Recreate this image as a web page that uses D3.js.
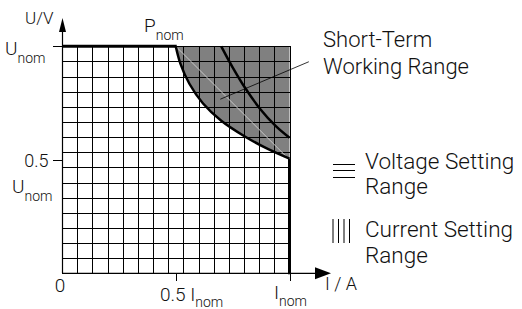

* * *

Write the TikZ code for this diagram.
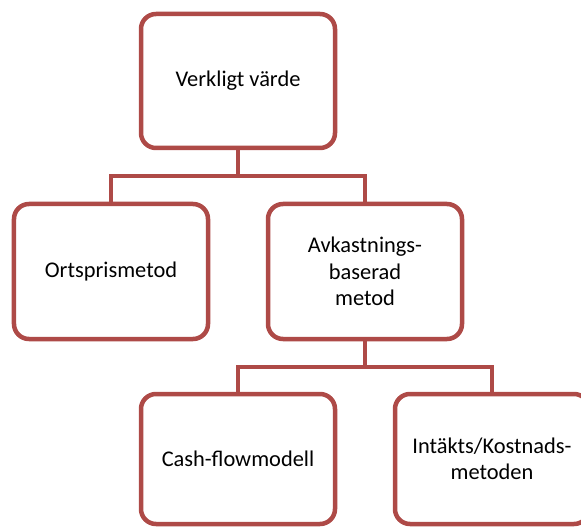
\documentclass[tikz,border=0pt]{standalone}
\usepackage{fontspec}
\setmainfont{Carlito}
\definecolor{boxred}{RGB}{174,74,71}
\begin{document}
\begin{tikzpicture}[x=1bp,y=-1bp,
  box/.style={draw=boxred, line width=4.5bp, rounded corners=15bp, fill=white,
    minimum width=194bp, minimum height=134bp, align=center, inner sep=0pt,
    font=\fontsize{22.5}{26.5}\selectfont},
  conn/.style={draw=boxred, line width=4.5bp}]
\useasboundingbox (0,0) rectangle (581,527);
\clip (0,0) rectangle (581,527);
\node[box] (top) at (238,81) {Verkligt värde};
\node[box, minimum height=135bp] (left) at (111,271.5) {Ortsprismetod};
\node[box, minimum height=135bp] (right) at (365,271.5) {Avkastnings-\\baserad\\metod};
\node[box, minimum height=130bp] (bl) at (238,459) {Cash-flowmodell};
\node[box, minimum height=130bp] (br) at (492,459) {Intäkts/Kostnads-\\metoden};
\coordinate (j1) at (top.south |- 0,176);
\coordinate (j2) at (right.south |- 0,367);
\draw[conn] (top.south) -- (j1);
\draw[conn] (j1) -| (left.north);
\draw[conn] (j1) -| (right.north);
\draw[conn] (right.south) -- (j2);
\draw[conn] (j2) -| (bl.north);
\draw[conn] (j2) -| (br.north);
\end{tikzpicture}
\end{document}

* * *

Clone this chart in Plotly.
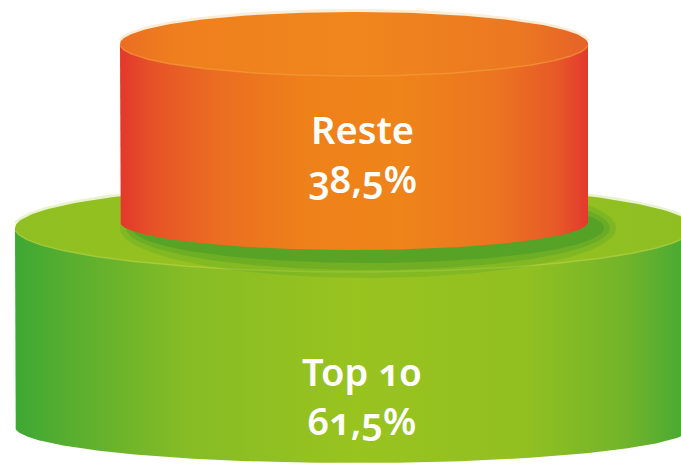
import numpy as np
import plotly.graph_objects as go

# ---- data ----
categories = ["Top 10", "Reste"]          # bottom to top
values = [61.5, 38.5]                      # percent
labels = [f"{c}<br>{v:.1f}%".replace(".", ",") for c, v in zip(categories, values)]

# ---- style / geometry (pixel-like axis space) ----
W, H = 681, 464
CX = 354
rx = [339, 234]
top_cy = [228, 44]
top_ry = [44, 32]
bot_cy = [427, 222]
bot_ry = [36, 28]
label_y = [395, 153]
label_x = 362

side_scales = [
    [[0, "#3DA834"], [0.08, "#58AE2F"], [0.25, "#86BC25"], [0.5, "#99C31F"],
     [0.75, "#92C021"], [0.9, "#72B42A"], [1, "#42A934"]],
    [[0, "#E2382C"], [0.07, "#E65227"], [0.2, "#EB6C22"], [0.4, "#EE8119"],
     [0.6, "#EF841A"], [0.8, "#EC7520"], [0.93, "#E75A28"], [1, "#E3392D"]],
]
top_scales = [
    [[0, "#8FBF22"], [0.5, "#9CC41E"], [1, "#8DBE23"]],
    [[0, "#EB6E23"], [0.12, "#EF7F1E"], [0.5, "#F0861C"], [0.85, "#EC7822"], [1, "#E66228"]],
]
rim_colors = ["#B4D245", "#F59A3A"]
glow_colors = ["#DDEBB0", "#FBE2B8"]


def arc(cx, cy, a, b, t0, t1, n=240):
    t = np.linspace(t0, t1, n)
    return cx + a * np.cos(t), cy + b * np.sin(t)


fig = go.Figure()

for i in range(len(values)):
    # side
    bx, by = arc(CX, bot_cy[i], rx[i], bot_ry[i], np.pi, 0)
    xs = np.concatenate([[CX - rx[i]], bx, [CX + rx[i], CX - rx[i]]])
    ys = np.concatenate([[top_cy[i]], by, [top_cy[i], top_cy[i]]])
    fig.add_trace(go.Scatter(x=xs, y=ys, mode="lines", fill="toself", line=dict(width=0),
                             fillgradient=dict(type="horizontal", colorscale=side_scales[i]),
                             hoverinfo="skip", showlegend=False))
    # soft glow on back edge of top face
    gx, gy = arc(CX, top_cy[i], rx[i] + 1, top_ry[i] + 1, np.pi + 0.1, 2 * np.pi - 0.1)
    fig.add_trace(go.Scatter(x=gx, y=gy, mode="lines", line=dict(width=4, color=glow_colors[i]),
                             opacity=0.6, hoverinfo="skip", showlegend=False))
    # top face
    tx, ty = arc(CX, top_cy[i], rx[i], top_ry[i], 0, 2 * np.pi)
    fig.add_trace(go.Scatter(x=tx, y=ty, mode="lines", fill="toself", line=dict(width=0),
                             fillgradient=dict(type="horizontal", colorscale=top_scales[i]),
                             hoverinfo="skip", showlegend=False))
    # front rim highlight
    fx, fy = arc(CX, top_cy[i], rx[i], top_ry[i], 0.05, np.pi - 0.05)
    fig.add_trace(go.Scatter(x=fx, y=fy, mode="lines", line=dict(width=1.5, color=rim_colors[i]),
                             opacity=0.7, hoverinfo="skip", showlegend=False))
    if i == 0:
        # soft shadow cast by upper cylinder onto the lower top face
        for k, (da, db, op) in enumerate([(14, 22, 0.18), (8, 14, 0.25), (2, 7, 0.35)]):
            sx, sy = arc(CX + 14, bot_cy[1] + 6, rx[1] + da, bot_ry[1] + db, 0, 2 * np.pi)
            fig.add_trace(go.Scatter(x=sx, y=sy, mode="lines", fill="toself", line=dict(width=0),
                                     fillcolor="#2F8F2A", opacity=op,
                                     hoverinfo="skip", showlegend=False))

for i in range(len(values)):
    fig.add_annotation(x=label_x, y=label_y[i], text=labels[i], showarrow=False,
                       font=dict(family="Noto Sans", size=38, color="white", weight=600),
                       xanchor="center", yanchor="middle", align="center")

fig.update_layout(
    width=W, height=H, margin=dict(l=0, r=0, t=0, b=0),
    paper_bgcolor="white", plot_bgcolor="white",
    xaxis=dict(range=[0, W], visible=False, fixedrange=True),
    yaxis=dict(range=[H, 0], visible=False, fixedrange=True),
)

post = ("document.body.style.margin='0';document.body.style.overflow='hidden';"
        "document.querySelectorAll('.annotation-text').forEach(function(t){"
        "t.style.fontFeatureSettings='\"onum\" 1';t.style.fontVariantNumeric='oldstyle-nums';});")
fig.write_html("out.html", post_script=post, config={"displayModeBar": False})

▶ [WHAT TO PRODUCE]:
Extract all lines that hold the word "this".

▶ [TASK ANSWER]:
Recreate this image as a web page that uses D3.js.
Write the TikZ code for this diagram.
Clone this chart in Plotly.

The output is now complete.